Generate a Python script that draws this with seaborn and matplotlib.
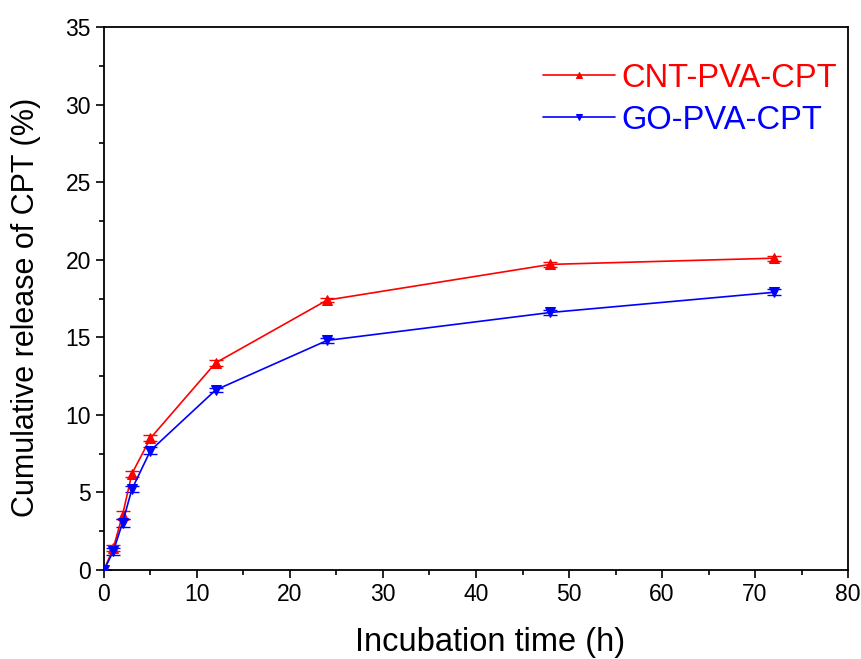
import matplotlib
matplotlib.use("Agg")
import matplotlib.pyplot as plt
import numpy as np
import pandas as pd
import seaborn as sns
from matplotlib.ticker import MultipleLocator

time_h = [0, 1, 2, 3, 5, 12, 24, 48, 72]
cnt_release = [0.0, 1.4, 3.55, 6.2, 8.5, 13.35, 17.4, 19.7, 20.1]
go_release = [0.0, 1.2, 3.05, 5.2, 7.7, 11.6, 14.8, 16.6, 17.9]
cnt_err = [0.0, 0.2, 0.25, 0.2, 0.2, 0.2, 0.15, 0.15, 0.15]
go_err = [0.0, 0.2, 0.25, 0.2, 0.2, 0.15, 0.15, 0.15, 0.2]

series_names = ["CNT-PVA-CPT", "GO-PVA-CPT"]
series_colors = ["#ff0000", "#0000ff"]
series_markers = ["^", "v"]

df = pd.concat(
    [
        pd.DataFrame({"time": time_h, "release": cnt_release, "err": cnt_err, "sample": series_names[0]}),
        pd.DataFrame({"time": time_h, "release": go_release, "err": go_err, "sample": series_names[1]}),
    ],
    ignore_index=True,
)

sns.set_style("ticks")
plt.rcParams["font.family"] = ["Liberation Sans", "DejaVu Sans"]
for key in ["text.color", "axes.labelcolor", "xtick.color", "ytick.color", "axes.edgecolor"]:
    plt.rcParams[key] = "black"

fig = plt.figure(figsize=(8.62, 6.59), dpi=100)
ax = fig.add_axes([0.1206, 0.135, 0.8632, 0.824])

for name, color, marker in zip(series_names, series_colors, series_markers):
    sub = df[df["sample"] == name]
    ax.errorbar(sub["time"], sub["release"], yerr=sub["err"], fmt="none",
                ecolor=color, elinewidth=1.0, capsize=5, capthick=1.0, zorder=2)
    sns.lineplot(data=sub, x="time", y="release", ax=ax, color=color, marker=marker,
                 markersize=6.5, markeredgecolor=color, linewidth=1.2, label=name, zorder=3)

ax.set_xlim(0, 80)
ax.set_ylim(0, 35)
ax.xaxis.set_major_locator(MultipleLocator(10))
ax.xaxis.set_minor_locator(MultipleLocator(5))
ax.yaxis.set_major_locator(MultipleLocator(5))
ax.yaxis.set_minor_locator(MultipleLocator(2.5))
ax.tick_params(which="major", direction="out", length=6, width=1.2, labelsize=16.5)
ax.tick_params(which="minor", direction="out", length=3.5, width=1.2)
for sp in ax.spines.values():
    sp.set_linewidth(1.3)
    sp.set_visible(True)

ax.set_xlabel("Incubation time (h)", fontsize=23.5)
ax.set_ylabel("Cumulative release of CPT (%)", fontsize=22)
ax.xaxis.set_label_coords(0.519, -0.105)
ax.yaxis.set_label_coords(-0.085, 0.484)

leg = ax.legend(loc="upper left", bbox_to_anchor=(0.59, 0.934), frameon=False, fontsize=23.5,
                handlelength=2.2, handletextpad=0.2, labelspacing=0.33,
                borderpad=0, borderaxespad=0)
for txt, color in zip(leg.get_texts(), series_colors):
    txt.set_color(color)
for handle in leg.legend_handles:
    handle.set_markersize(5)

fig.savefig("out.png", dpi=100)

■ **Exercise goal**:
Write out the full set of lines verbatim, without the pictures.

■ **Task output**:
Generate a Python script that draws this with seaborn and matplotlib.
import matplotlib
matplotlib.use("Agg")
import matplotlib.pyplot as plt
import numpy as np
import pandas as pd
import seaborn as sns
from matplotlib.ticker import MultipleLocator

time_h = [0, 1, 2, 3, 5, 12, 24, 48, 72]
cnt_release = [0.0, 1.4, 3.55, 6.2, 8.5, 13.35, 17.4, 19.7, 20.1]
go_release = [0.0, 1.2, 3.05, 5.2, 7.7, 11.6, 14.8, 16.6, 17.9]
cnt_err = [0.0, 0.2, 0.25, 0.2, 0.2, 0.2, 0.15, 0.15, 0.15]
go_err = [0.0, 0.2, 0.25, 0.2, 0.2, 0.15, 0.15, 0.15, 0.2]

series_names = ["CNT-PVA-CPT", "GO-PVA-CPT"]
series_colors = ["#ff0000", "#0000ff"]
series_markers = ["^", "v"]

df = pd.concat(
    [
        pd.DataFrame({"time": time_h, "release": cnt_release, "err": cnt_err, "sample": series_names[0]}),
        pd.DataFrame({"time": time_h, "release": go_release, "err": go_err, "sample": series_names[1]}),
    ],
    ignore_index=True,
)

sns.set_style("ticks")
plt.rcParams["font.family"] = ["Liberation Sans", "DejaVu Sans"]
for key in ["text.color", "axes.labelcolor", "xtick.color", "ytick.color", "axes.edgecolor"]:
    plt.rcParams[key] = "black"

fig = plt.figure(figsize=(8.62, 6.59), dpi=100)
ax = fig.add_axes([0.1206, 0.135, 0.8632, 0.824])

for name, color, marker in zip(series_names, series_colors, series_markers):
    sub = df[df["sample"] == name]
    ax.errorbar(sub["time"], sub["release"], yerr=sub["err"], fmt="none",
                ecolor=color, elinewidth=1.0, capsize=5, capthick=1.0, zorder=2)
    sns.lineplot(data=sub, x="time", y="release", ax=ax, color=color, marker=marker,
                 markersize=6.5, markeredgecolor=color, linewidth=1.2, label=name, zorder=3)

ax.set_xlim(0, 80)
ax.set_ylim(0, 35)
ax.xaxis.set_major_locator(MultipleLocator(10))
ax.xaxis.set_minor_locator(MultipleLocator(5))
ax.yaxis.set_major_locator(MultipleLocator(5))
ax.yaxis.set_minor_locator(MultipleLocator(2.5))
ax.tick_params(which="major", direction="out", length=6, width=1.2, labelsize=16.5)
ax.tick_params(which="minor", direction="out", length=3.5, width=1.2)
for sp in ax.spines.values():
    sp.set_linewidth(1.3)
    sp.set_visible(True)

ax.set_xlabel("Incubation time (h)", fontsize=23.5)
ax.set_ylabel("Cumulative release of CPT (%)", fontsize=22)
ax.xaxis.set_label_coords(0.519, -0.105)
ax.yaxis.set_label_coords(-0.085, 0.484)

leg = ax.legend(loc="upper left", bbox_to_anchor=(0.59, 0.934), frameon=False, fontsize=23.5,
                handlelength=2.2, handletextpad=0.2, labelspacing=0.33,
                borderpad=0, borderaxespad=0)
for txt, color in zip(leg.get_texts(), series_colors):
    txt.set_color(color)
for handle in leg.legend_handles:
    handle.set_markersize(5)

fig.savefig("out.png", dpi=100)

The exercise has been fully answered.